26 May 2026
Clustering RabbitMQ on AWS ECS with EC2
A while back I worked on a PoC for running a RabbitMQ cluster on AWS ECS with EC2 as the underlying compute layer. Most material online assumes Kubernetes, so working out the ECS path took more trial and error than it should have. This is the writeup I wish I'd had back then.
Why ECS on EC2
RabbitMQ nodes form a cluster over Erlang's distribution protocol (port 25672) and epmd (4369). We ran the task with network_mode = "host" so those ports map straight onto the instance, which is the simplest way to let cluster traffic flow without extra hops. The trade-off is one task per instance, so the setup is a three-node Auto Scaling Group with three tasks pinned to it.
Peer discovery
Instead of hardcoding peers we used the rabbitmq_peer_discovery_aws plugin, which asks the AWS API for siblings inside the same Auto Scaling Group.

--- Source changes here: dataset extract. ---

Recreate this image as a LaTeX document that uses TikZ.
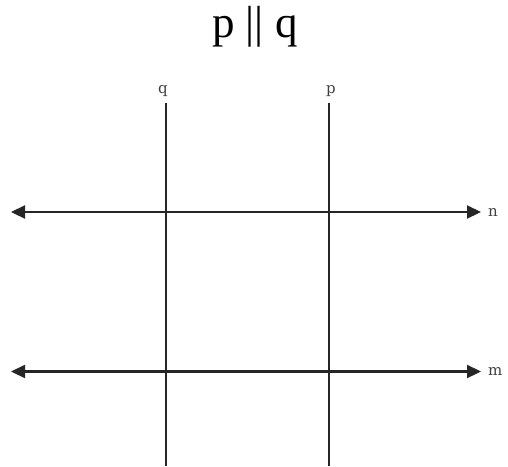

The crucial part of rabbitmq.conf:
cluster_formation.peer_discovery_backend = aws
cluster_formation.aws.region = eu-central-1 # or whatever region you are deploying to
cluster_formation.aws.use_autoscaling_group = true
cluster_partition_handling = autoheal
For this to work the EC2 instance profile needs permission to read the ASG and its members (IAM reference):
{
"Effect": "Allow",
"Action": [
"autoscaling:DescribeAutoScalingInstances",
"ec2:DescribeInstances"
],
"Resource": "*"
}
The shared Erlang cookie is pulled from Secrets Manager and injected as RABBITMQ_ERLANG_COOKIE, which is what lets the three nodes authenticate to each other once they've discovered themselves.
And that's basically it. Three EC2 instances, one task each, host networking, a plugin and a short IAM policy. The whole setup runs pretty smooth, without any major hassle. Hope this helps anyone facing similar requirements!